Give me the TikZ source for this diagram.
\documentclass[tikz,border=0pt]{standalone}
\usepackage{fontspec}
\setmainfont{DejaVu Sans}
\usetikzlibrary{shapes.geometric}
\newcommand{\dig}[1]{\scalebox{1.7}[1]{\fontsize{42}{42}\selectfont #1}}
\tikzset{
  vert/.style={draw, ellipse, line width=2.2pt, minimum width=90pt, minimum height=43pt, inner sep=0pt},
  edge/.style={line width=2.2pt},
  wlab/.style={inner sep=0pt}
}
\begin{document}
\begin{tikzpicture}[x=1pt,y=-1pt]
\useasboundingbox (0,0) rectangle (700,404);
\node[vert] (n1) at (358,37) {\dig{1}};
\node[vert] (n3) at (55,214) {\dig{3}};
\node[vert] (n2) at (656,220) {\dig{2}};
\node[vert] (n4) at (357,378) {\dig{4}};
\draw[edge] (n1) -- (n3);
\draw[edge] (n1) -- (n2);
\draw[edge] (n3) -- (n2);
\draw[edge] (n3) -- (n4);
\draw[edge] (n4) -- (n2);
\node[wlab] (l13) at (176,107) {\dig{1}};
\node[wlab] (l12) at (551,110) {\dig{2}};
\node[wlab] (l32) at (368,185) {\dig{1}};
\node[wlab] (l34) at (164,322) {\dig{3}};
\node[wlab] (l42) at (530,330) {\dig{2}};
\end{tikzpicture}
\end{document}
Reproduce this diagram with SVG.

• **Directions**:
Identify the lines of the data that contain the word "diagram". Copy each of them.

• **Task response**:
Give me the TikZ source for this diagram.
Reproduce this diagram with SVG.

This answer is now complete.